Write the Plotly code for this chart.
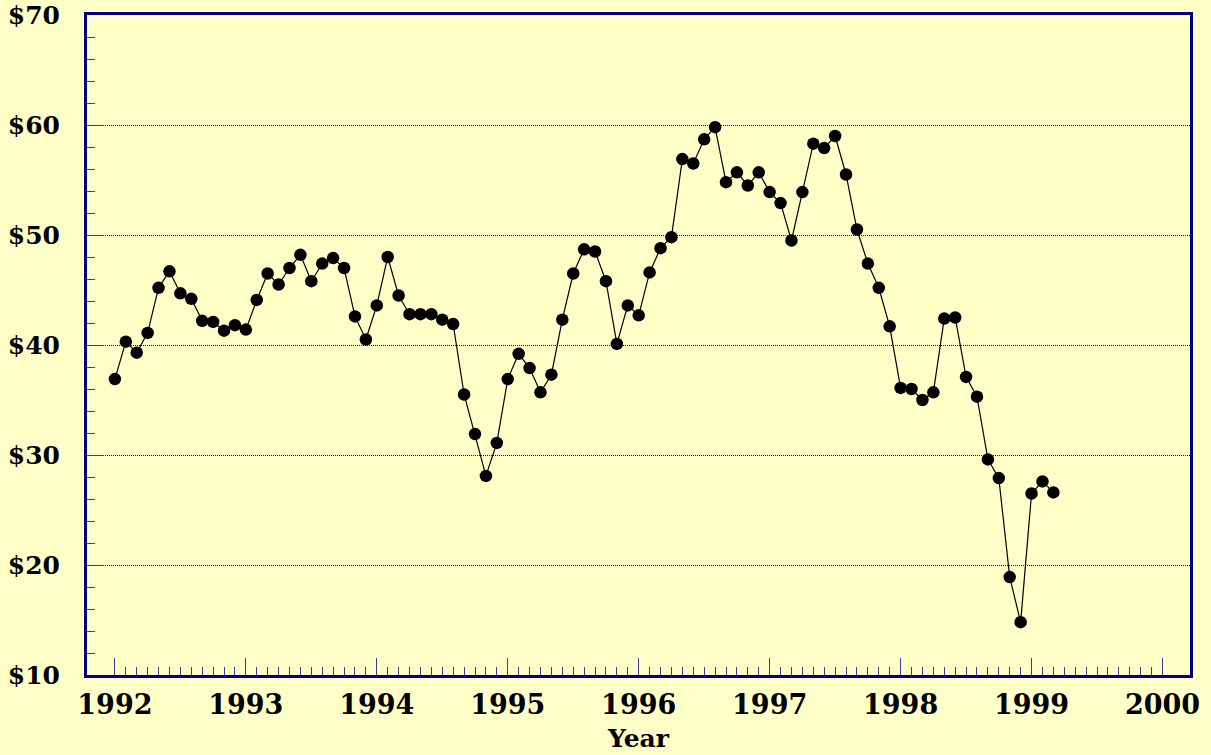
import plotly.graph_objects as go

start_year = 1992
prices = [36.9, 40.3, 39.3, 41.1, 45.2, 46.7, 44.7, 44.2, 42.2, 42.1, 41.3, 41.8,
          41.4, 44.1, 46.5, 45.5, 47.0, 48.2, 45.8, 47.4, 47.9, 47.0, 42.6, 40.5,
          43.6, 48.0, 44.5, 42.8, 42.8, 42.8, 42.3, 41.9, 35.5, 31.9, 28.1, 31.1,
          36.9, 39.2, 37.9, 35.7, 37.3, 42.3, 46.5, 48.7, 48.5, 45.8, 40.1, 43.6,
          42.7, 46.6, 48.8, 49.8, 56.9, 56.5, 58.7, 59.8, 54.8, 55.7, 54.5, 55.7,
          53.9, 52.9, 49.5, 53.9, 58.3, 57.9, 59.0, 55.5, 50.5, 47.4, 45.2, 41.7,
          36.1, 36.0, 35.0, 35.7, 42.4, 42.5, 37.1, 35.3, 29.6, 27.9, 18.9, 14.8,
          26.5, 27.6, 26.6]
months = [start_year + i / 12 for i in range(len(prices))]

year_ticks = list(range(1992, 2001))
month_ticks = [y + m / 12 for y in range(1992, 2000) for m in range(1, 12)]
price_ticks = list(range(10, 71, 10))
price_minor = [v for v in range(12, 70, 2) if v % 10]

bg = "#FFFFC8"
navy = "#000080"
gridc = "#0000FF"
tickc = "#3a3aa0"
font_family = "DejaVu Serif"

fig = go.Figure()
fig.add_trace(go.Scatter(
    x=months, y=prices, mode="lines+markers",
    line=dict(color="black", width=1.2),
    marker=dict(color="black", size=12.5),
    showlegend=False, hoverinfo="skip",
))

fig.update_layout(
    width=1211, height=755,
    paper_bgcolor=bg, plot_bgcolor=bg,
    margin=dict(l=87, r=21, t=15, b=80),
    font=dict(family=font_family, color="black"),
    xaxis=dict(
        range=[1991.787, 2000.21],
        tickmode="array", tickvals=year_ticks, ticktext=[str(y) for y in year_ticks],
        ticks="inside", ticklen=17, tickwidth=1.2, tickcolor=tickc,
        minor=dict(tickmode="array", tickvals=month_ticks, ticks="inside", ticklen=8,
                   tickwidth=1.2, tickcolor=tickc, showgrid=False),
        showgrid=False, zeroline=False, automargin=False,
        showline=True, linecolor=navy, linewidth=3, mirror=True,
        tickfont=dict(size=27, family=font_family, weight="bold"),
        title=dict(text="<b>Year</b>", font=dict(size=25, family=font_family), standoff=11),
        ticklabelstandoff=4,
    ),
    yaxis=dict(
        range=[10, 70],
        tickmode="array", tickvals=price_ticks, ticktext=["$%d" % v for v in price_ticks],
        ticks="inside", ticklen=17, tickwidth=1.2, tickcolor=tickc,
        minor=dict(tickmode="array", tickvals=price_minor, ticks="inside", ticklen=8,
                   tickwidth=1.2, tickcolor=tickc, showgrid=False),
        showgrid=True, gridcolor=gridc, griddash="1px,1px", gridwidth=1,
        zeroline=False, automargin=False,
        showline=True, linecolor=navy, linewidth=3, mirror=True,
        tickfont=dict(size=25, family=font_family, weight="bold"),
        ticklabelstandoff=19,
    ),
)

fig.write_html(
    "out.html",
    config={"displayModeBar": False},
    post_script="document.body.style.margin='0';document.body.style.background='%s';" % bg,
)
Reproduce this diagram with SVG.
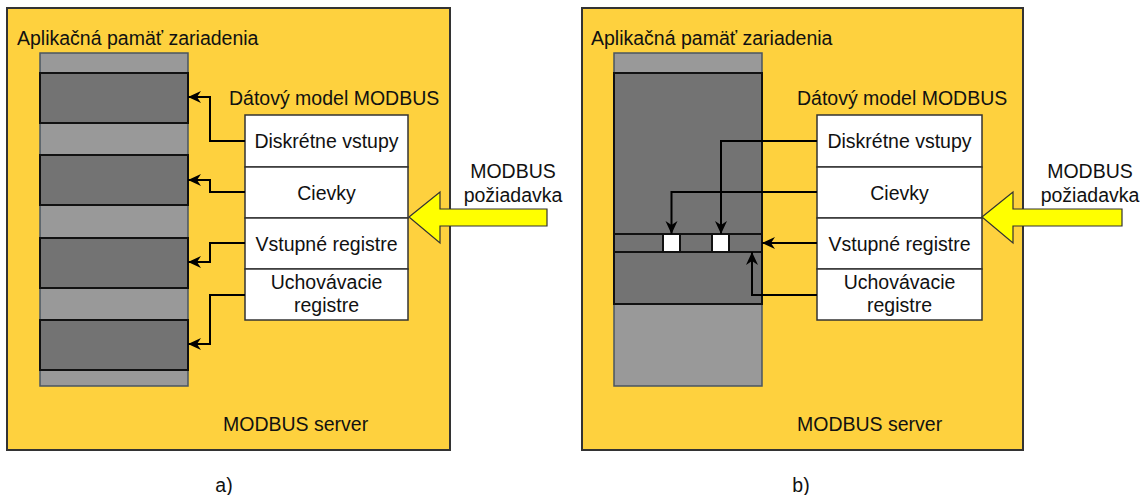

* [Work to be completed]: Write the records above out again exactly, with no pictures in your copy.

* [Exercise output]:
Write the Plotly code for this chart.
import plotly.graph_objects as go

start_year = 1992
prices = [36.9, 40.3, 39.3, 41.1, 45.2, 46.7, 44.7, 44.2, 42.2, 42.1, 41.3, 41.8,
          41.4, 44.1, 46.5, 45.5, 47.0, 48.2, 45.8, 47.4, 47.9, 47.0, 42.6, 40.5,
          43.6, 48.0, 44.5, 42.8, 42.8, 42.8, 42.3, 41.9, 35.5, 31.9, 28.1, 31.1,
          36.9, 39.2, 37.9, 35.7, 37.3, 42.3, 46.5, 48.7, 48.5, 45.8, 40.1, 43.6,
          42.7, 46.6, 48.8, 49.8, 56.9, 56.5, 58.7, 59.8, 54.8, 55.7, 54.5, 55.7,
          53.9, 52.9, 49.5, 53.9, 58.3, 57.9, 59.0, 55.5, 50.5, 47.4, 45.2, 41.7,
          36.1, 36.0, 35.0, 35.7, 42.4, 42.5, 37.1, 35.3, 29.6, 27.9, 18.9, 14.8,
          26.5, 27.6, 26.6]
months = [start_year + i / 12 for i in range(len(prices))]

year_ticks = list(range(1992, 2001))
month_ticks = [y + m / 12 for y in range(1992, 2000) for m in range(1, 12)]
price_ticks = list(range(10, 71, 10))
price_minor = [v for v in range(12, 70, 2) if v % 10]

bg = "#FFFFC8"
navy = "#000080"
gridc = "#0000FF"
tickc = "#3a3aa0"
font_family = "DejaVu Serif"

fig = go.Figure()
fig.add_trace(go.Scatter(
    x=months, y=prices, mode="lines+markers",
    line=dict(color="black", width=1.2),
    marker=dict(color="black", size=12.5),
    showlegend=False, hoverinfo="skip",
))

fig.update_layout(
    width=1211, height=755,
    paper_bgcolor=bg, plot_bgcolor=bg,
    margin=dict(l=87, r=21, t=15, b=80),
    font=dict(family=font_family, color="black"),
    xaxis=dict(
        range=[1991.787, 2000.21],
        tickmode="array", tickvals=year_ticks, ticktext=[str(y) for y in year_ticks],
        ticks="inside", ticklen=17, tickwidth=1.2, tickcolor=tickc,
        minor=dict(tickmode="array", tickvals=month_ticks, ticks="inside", ticklen=8,
                   tickwidth=1.2, tickcolor=tickc, showgrid=False),
        showgrid=False, zeroline=False, automargin=False,
        showline=True, linecolor=navy, linewidth=3, mirror=True,
        tickfont=dict(size=27, family=font_family, weight="bold"),
        title=dict(text="<b>Year</b>", font=dict(size=25, family=font_family), standoff=11),
        ticklabelstandoff=4,
    ),
    yaxis=dict(
        range=[10, 70],
        tickmode="array", tickvals=price_ticks, ticktext=["$%d" % v for v in price_ticks],
        ticks="inside", ticklen=17, tickwidth=1.2, tickcolor=tickc,
        minor=dict(tickmode="array", tickvals=price_minor, ticks="inside", ticklen=8,
                   tickwidth=1.2, tickcolor=tickc, showgrid=False),
        showgrid=True, gridcolor=gridc, griddash="1px,1px", gridwidth=1,
        zeroline=False, automargin=False,
        showline=True, linecolor=navy, linewidth=3, mirror=True,
        tickfont=dict(size=25, family=font_family, weight="bold"),
        ticklabelstandoff=19,
    ),
)

fig.write_html(
    "out.html",
    config={"displayModeBar": False},
    post_script="document.body.style.margin='0';document.body.style.background='%s';" % bg,
)
Reproduce this diagram with SVG.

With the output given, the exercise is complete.